**PROBLEM STATEMENT**
Begin with the first line of the material and copy each line word for word through the line that contains "5000, 10000, 20000];"; the pictures are left out.

**MATERIAL PROVIDED**
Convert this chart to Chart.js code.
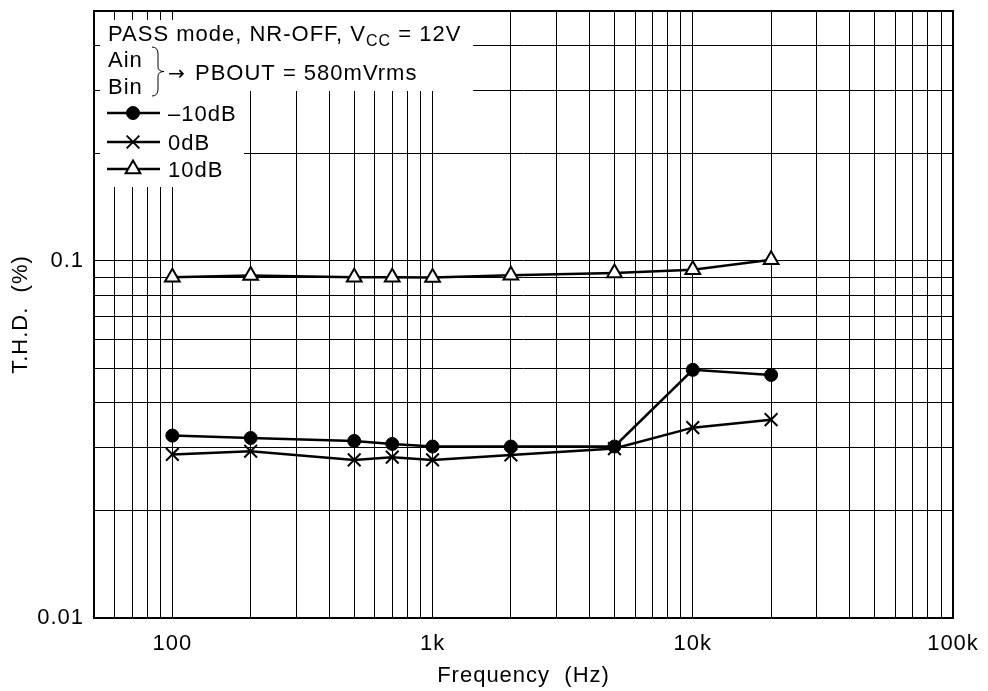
<!DOCTYPE html>
<html>
<head>
<meta charset="utf-8">
<script src="https://cdn.jsdelivr.net/npm/chart.js@4/dist/chart.umd.min.js"></script>
<style>
  html, body { margin: 0; padding: 0; background: #fff; }
  #wrap { width: 988px; height: 691px; }
</style>
</head>
<body>
<div id="wrap"><canvas id="thdChart" width="988" height="691"></canvas></div>
<script>
// 測定周波数 (Hz)
const freqs = [100, 200, 500, 700, 1000, 2000, 5000, 10000, 20000];

// T.H.D. (%) 各入力レベル
const thdMinus10 = [0.0324, 0.0319, 0.0313, 0.0307, 0.0302, 0.0302, 0.0302, 0.0495, 0.0479];
const thd0dB     = [0.0287, 0.0293, 0.0277, 0.0282, 0.0277, 0.0286, 0.0298, 0.0341, 0.0359];
const thd10dB    = [0.0899, 0.0909, 0.0899, 0.0899, 0.0897, 0.0910, 0.0924, 0.0944, 0.1006];

const seriesNames = ['\u201310dB', '0dB', '10dB'];

// 目盛ラベル
const xTickValues = [100, 1000, 10000, 100000];
const xTickLabels = ['100', '1k', '10k', '100k'];
const yTickValues = [0.01, 0.1];
const yTickLabels = ['0.01', '0.1'];

// グリッド線 (対数目盛)
const xGridTicks = [50, 60, 70, 80, 90];
[100, 1000, 10000].forEach(d => { for (let m = 1; m <= 9; m++) xGridTicks.push(d * m); });
xGridTicks.push(100000);
const yGridTicks = [];
[0.01, 0.1].forEach(d => { for (let m = 1; m <= 9; m++) yGridTicks.push(+(d * m).toFixed(3)); });
yGridTicks.push(0.5);

const FONT = '"Liberation Sans", Arial, sans-serif';

function labelFor(values, labels, v) {
    for (let i = 0; i < values.length; i++) {
        if (Math.abs(values[i] - v) / values[i] < 1e-6) return labels[i];
    }
    return '';
}

const pointStyles = [
    { pointStyle: 'circle',   radius: 6.5, borderWidth: 1, fill: '#000' },
    { pointStyle: 'crossRot', radius: 9,   borderWidth: 2, fill: '#000' },
    { pointStyle: 'triangle', radius: 8.5, borderWidth: 2, fill: '#fff' }
];

function makeDataset(name, values, ps) {
    return {
        label: name,
        data: freqs.map((f, i) => ({ x: f, y: values[i] })),
        borderColor: '#000',
        borderWidth: 2.5,
        backgroundColor: ps.fill,
        pointStyle: ps.pointStyle,
        pointRadius: ps.radius,
        pointBorderWidth: ps.borderWidth,
        pointBackgroundColor: ps.fill,
        pointBorderColor: '#000',
        tension: 0
    };
}

// 凡例・注記ボックス
const annotationPlugin = {
    id: 'annotations',
    beforeDraw(chart) {
        // 原図の字間に合わせる
        chart.ctx.letterSpacing = '1px';
    },
    beforeDatasetsDraw(chart) {
        const ctx = chart.ctx;
        const a = chart.chartArea;
        ctx.save();
        // 白地 (グリッドを隠す)
        ctx.fillStyle = '#fff';
        ctx.fillRect(a.left + 6, a.top + 9, 144, 167);
        ctx.fillRect(a.left + 150, a.top + 1, 229, 79);

        ctx.fillStyle = '#000';
        ctx.textBaseline = 'alphabetic';
        ctx.textAlign = 'left';

        // タイトル行
        let x = a.left + 14;
        const y0 = a.top + 30;
        ctx.font = '22px ' + FONT;
        ctx.fillText('PASS mode, NR-OFF, V', x, y0);
        x += ctx.measureText('PASS mode, NR-OFF, V').width;
        ctx.font = '16px ' + FONT;
        ctx.fillText('CC', x, y0 + 5);
        x += ctx.measureText('CC').width;
        ctx.font = '22px ' + FONT;
        ctx.fillText(' = 12V', x, y0);

        // Ain / Bin
        ctx.fillText('Ain', a.left + 14, a.top + 56);
        ctx.fillText('Bin', a.left + 14, a.top + 83);
        // 波括弧
        const bx = a.left + 58, by1 = a.top + 36, by2 = a.top + 85, bm = (by1 + by2) / 2;
        ctx.lineWidth = 1;
        ctx.strokeStyle = '#000';
        ctx.beginPath();
        ctx.moveTo(bx, by1);
        ctx.quadraticCurveTo(bx + 6, by1, bx + 6, by1 + 7);
        ctx.lineTo(bx + 6, bm - 5);
        ctx.quadraticCurveTo(bx + 6, bm, bx + 12, bm);
        ctx.quadraticCurveTo(bx + 6, bm, bx + 6, bm + 5);
        ctx.lineTo(bx + 6, by2 - 7);
        ctx.quadraticCurveTo(bx + 6, by2, bx, by2);
        ctx.stroke();
        ctx.letterSpacing = '0px';
        ctx.font = '20px "DejaVu Sans", sans-serif';
        ctx.fillText('\u2192', a.left + 74, a.top + 69);
        ctx.letterSpacing = '1px';
        ctx.font = '22px ' + FONT;
        ctx.fillText('PBOUT = 580mVrms', a.left + 101, a.top + 69);

        // 凡例
        const legendY = [a.top + 102, a.top + 131, a.top + 158];
        seriesNames.forEach((name, i) => {
            const ly = legendY[i];
            ctx.lineWidth = 2.5;
            ctx.strokeStyle = '#000';
            ctx.beginPath();
            ctx.moveTo(a.left + 13, ly);
            ctx.lineTo(a.left + 66, ly);
            ctx.stroke();
            const ps = pointStyles[i];
            ctx.fillStyle = ps.fill;
            ctx.strokeStyle = '#000';
            ctx.lineWidth = ps.borderWidth;
            Chart.helpers.drawPoint(ctx, {
                pointStyle: ps.pointStyle, radius: ps.radius, rotation: 0, borderWidth: ps.borderWidth
            }, a.left + 39, ly);
            ctx.fillStyle = '#000';
            ctx.font = '22px ' + FONT;
            ctx.fillText(name, a.left + 74, ly + 8);
        });
        ctx.restore();
    },
    afterDraw(chart) {
        const ctx = chart.ctx;
        const a = chart.chartArea;
        ctx.save();
        ctx.strokeStyle = '#000';
        ctx.lineWidth = 2;
        ctx.strokeRect(a.left, a.top, a.right - a.left, a.bottom - a.top);
        ctx.restore();
    }
};

new Chart(document.getElementById('thdChart'), {
    type: 'line',
    data: {
        datasets: [
            makeDataset(seriesNames[0], thdMinus10, pointStyles[0]),
            makeDataset(seriesNames[1], thd0dB, pointStyles[1]),
            makeDataset(seriesNames[2], thd10dB, pointStyles[2])
        ]
    },
    options: {
        responsive: false,
        animation: false,
        layout: { padding: { top: 6, right: 35, left: 0, bottom: 0 } },
        plugins: {
            legend: { display: false },
            tooltip: { enabled: false }
        },
        scales: {
            x: {
                type: 'logarithmic',
                min: 50,
                max: 100000,
                afterBuildTicks: scale => { scale.ticks = xGridTicks.map(v => ({ value: v })); },
                afterFit: scale => {
                    scale.height = 73;
                    scale.paddingLeft = 0;
                    scale.paddingRight = 0;
                },
                grid: { color: '#000', lineWidth: 1, drawTicks: false },
                border: { display: false },
                ticks: {
                    autoSkip: false,
                    maxRotation: 0,
                    padding: 13,
                    color: '#000',
                    font: { family: FONT, size: 22 },
                    callback: v => labelFor(xTickValues, xTickLabels, v)
                },
                title: {
                    display: true,
                    text: 'Frequency  (Hz)',
                    color: '#000',
                    font: { family: FONT, size: 22 },
                    padding: { top: 0, bottom: 2 }
                }
            },
            y: {
                type: 'logarithmic',
                min: 0.01,
                max: 0.5,
                afterBuildTicks: scale => { scale.ticks = yGridTicks.map(v => ({ value: v })); },
                afterFit: scale => {
                    scale.width = 94;
                    scale.paddingTop = 0;
                    scale.paddingBottom = 0;
                },
                grid: { color: '#000', lineWidth: 1, drawTicks: false },
                border: { display: false },
                ticks: {
                    autoSkip: false,
                    padding: 10,
                    color: '#000',
                    font: { family: FONT, size: 22 },
                    callback: v => labelFor(yTickValues, yTickLabels, v)
                },
                title: {
                    display: true,
                    text: 'T.H.D.  (%)',
                    color: '#000',
                    font: { family: FONT, size: 22 },
                    padding: { top: 8, bottom: 0 }
                }
            }
        }
    },
    plugins: [annotationPlugin]
});
</script>
</body>
</html>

**OUTPUT BELOW**
Convert this chart to Chart.js code.
<!DOCTYPE html>
<html>
<head>
<meta charset="utf-8">
<script src="https://cdn.jsdelivr.net/npm/chart.js@4/dist/chart.umd.min.js"></script>
<style>
  html, body { margin: 0; padding: 0; background: #fff; }
  #wrap { width: 988px; height: 691px; }
</style>
</head>
<body>
<div id="wrap"><canvas id="thdChart" width="988" height="691"></canvas></div>
<script>
// 測定周波数 (Hz)
const freqs = [100, 200, 500, 700, 1000, 2000, 5000, 10000, 20000];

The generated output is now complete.